Advocates of the Nordic model point to the misapprehension of it by proponents of decriminalisation. Skidelsky's mode of argumentation can be seen as a classic example. He claims "feminists" don't acknowledge male prostitution and this fact undermines their argument. However advocates do recognise the existence of male prostitutes. The fact remains that buyers are almost exclusively men whether those prostituted are women, men or children. He also claims women's voluntary choice is viewed simplistically as coercion. In contrast, advocates argue that although coercion often happens, many women make voluntary economic choices to enter prostitution. The answer to prostitution does not reside in economics however but in resisting the normalisation of prostitution, and in dismantling the patriarchal attitudes of which prostitution and women's poverty are the effects.

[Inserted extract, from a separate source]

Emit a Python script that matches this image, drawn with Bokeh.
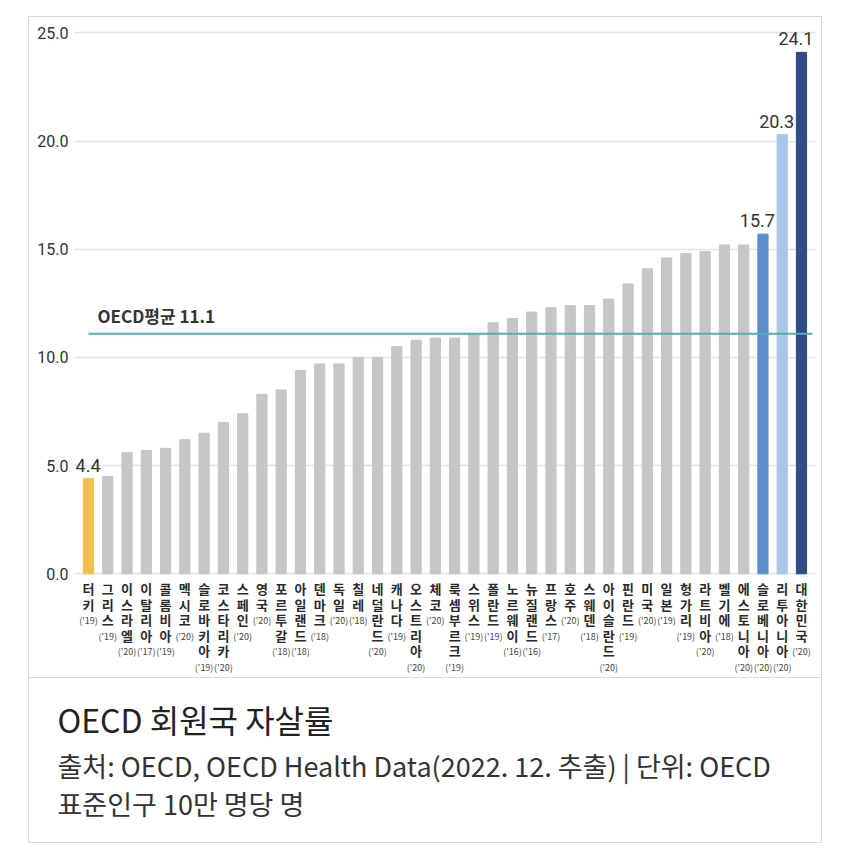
from bokeh.plotting import figure
from bokeh.models import (ColumnDataSource, FixedTicker, Range1d, NumeralTickFormatter,
                          LabelSet, Label)
from bokeh.layouts import column
from bokeh.embed import file_html
from bokeh.resources import INLINE
from bokeh.core.properties import value

countries = ["터키", "그리스", "이스라엘", "이탈리아", "콜롬비아", "멕시코", "슬로바키아", "코스타리카",
             "스페인", "영국", "포르투갈", "아일랜드", "덴마크", "독일", "칠레", "네덜란드", "캐나다",
             "오스트리아", "체코", "룩셈부르크", "스위스", "폴란드", "노르웨이", "뉴질랜드", "프랑스",
             "호주", "스웨덴", "아이슬란드", "핀란드", "미국", "일본", "헝가리", "라트비아", "벨기에",
             "에스토니아", "슬로베니아", "리투아니아", "대한민국"]
years = ["19", "19", "20", "17", "19", "20", "19", "20", "20", "20", "18", "18", "18", "20", "18",
         "20", "19", "20", "20", "19", "19", "19", "16", "16", "17", "20", "18", "20", "19", "20",
         "19", "19", "20", "18", "20", "20", "20", "20"]
rates = [4.4, 4.5, 5.6, 5.7, 5.8, 6.2, 6.5, 7.0, 7.4, 8.3, 8.5, 9.4, 9.7, 9.7, 10.0, 10.0, 10.5,
         10.8, 10.9, 10.9, 11.1, 11.6, 11.8, 12.1, 12.3, 12.4, 12.4, 12.7, 13.4, 14.1, 14.6, 14.8,
         14.9, 15.2, 15.2, 15.7, 20.3, 24.1]
oecd_avg = 11.1
y_ticks = [0, 5, 10, 15, 20, 25]
labeled = ["터키", "슬로베니아", "리투아니아", "대한민국"]
title_text = "OECD 회원국 자살률"
source_line1 = "출처: OECD, OECD Health Data(2022. 12. 추출) | 단위: OECD"
source_line2 = "표준인구 10만 명당 명"

highlight = {"터키": "#f1c04b", "슬로베니아": "#5b8fcb", "리투아니아": "#a9c6e6", "대한민국": "#2e4d86"}
GRAY = "#c6c6c6"
KFONT = "Noto Sans CJK KR"
NFONT = "Roboto"
BORDER = "#d9d9d9"

idx = list(range(len(countries)))
bar_src = ColumnDataSource(dict(x=idx, top=rates,
                                color=[highlight.get(c, GRAY) for c in countries]))

p = figure(width=792, height=660, x_range=Range1d(-0.7265, 37.727), y_range=Range1d(-4.79, 25.48),
           output_backend="svg", toolbar_location=None, x_axis_location=None,
           min_border_left=45, min_border_right=6, min_border_top=5, min_border_bottom=0,
           frame_align=False)
p.outline_line_color = None
p.border_fill_color = "white"
p.background_fill_color = "white"

p.yaxis.ticker = FixedTicker(ticks=y_ticks)
p.yaxis.formatter = NumeralTickFormatter(format="0.0")
p.yaxis.axis_line_color = None
p.yaxis.major_tick_line_color = None
p.yaxis.minor_tick_line_color = None
p.yaxis.major_tick_out = 0
p.yaxis.major_tick_in = 0
p.yaxis.major_label_standoff = 6
p.yaxis.major_label_text_font = NFONT
p.yaxis.major_label_text_font_size = "16px"
p.yaxis.major_label_text_color = "#333333"
p.ygrid.ticker = FixedTicker(ticks=y_ticks)
p.ygrid.grid_line_color = "#e2e2e2"
p.ygrid.grid_line_width = 1.5
p.xgrid.visible = False

p.vbar(x="x", top="top", width=0.53, color="color", source=bar_src)

# OECD average line and label
p.segment(x0=[idx[0]], y0=[oecd_avg], x1=[idx[-1] + 0.57], y1=[oecd_avg],
          line_color="#55adb1", line_width=2)
p.text(x=[idx[0]], y=[oecd_avg], text=[f"OECD평균 {oecd_avg}"], x_offset=9, y_offset=-6,
       text_baseline="bottom", text_align="left", text_font=value(KFONT),
       text_font_size="17px", text_font_style="bold", text_color="#333333")

# value labels
lab_x = [i for i, c in zip(idx, countries) if c in labeled]
lab_y = [r for r, c in zip(rates, countries) if c in labeled]
lab_src = ColumnDataSource(dict(x=lab_x, y=lab_y, t=[f"{v:.1f}" for v in lab_y]))
p.add_layout(LabelSet(x="x", y="y", text="t", source=lab_src, text_align="right",
                      text_baseline="bottom", x_offset=12, y_offset=7,
                      text_font=value(NFONT), text_font_size="18px", text_color="#333333"))

# vertical country labels
cx, ct, cdy, yx, yt, ydy = [], [], [], [], [], []
for i, name, yr in zip(idx, countries, years):
    for k, ch in enumerate(name):
        cx.append(i)
        ct.append(ch)
        cdy.append(15 + 15.5 * k)
    yx.append(i)
    yt.append(f"('{yr})")
    ydy.append(16 + 15.5 * len(name))
char_src = ColumnDataSource(dict(x=cx, y=[0] * len(cx), text=ct, dy=cdy))
year_src = ColumnDataSource(dict(x=yx, y=[0] * len(yx), text=yt, dy=ydy))
p.text(x="x", y="y", text="text", y_offset="dy", source=char_src, text_align="center",
       text_baseline="middle", text_font=value(KFONT), text_font_size="13px",
       text_font_style="bold", text_color="#2a2a2a")
p.text(x="x", y="y", text="text", y_offset="dy", source=year_src, text_align="center",
       text_baseline="middle", text_font=value(KFONT), text_font_size="9px",
       text_color="#444444")

# caption panel
c = figure(width=792, height=165, x_range=Range1d(0, 792), y_range=Range1d(0, 165),
           output_backend="svg", toolbar_location=None, x_axis_location=None,
           y_axis_location=None, min_border=0, frame_align=False,
           styles={"border-top": f"1px solid {BORDER}"})
c.outline_line_color = None
c.xgrid.visible = False
c.ygrid.visible = False
c.add_layout(Label(x=28, y=125, text=title_text, text_baseline="middle", text_font=KFONT,
                   text_font_size="32px", text_color="#222222"))
for yy, line in zip([78, 40], [source_line1, source_line2]):
    c.add_layout(Label(x=28, y=yy, text=line, text_baseline="middle", text_font=KFONT,
                       text_font_size="27px", text_color="#333333"))

layout = column(p, c, margin=(16, 0, 0, 28), spacing=0,
                styles={"border": f"1px solid {BORDER}"})

open("out.html", "w").write(file_html(layout, INLINE))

The answer to the question of prostitution requires a paradigm shift in sense and sensibility. I hope the UK joins other liberal democratic countries in adopting the Nordic model. Perhaps in the future we will wonder why, at the beginning of the 21st century, decriminalisation could even be regarded as freedom rather than an obstacle to equality, a violation of human dignity and a contravention of human rights. Perhaps it will seem as antediluvian to our great grand-children as the Victorian rationale (backed with reasoned evidence) for why men should not grant women the vote and why the feminist argument for women's enfranchisement was extreme. Advocates of the Nordic model, in refusing the 'rights' of Randy Man, may even be commended for their optimism about men. Let us live in hope.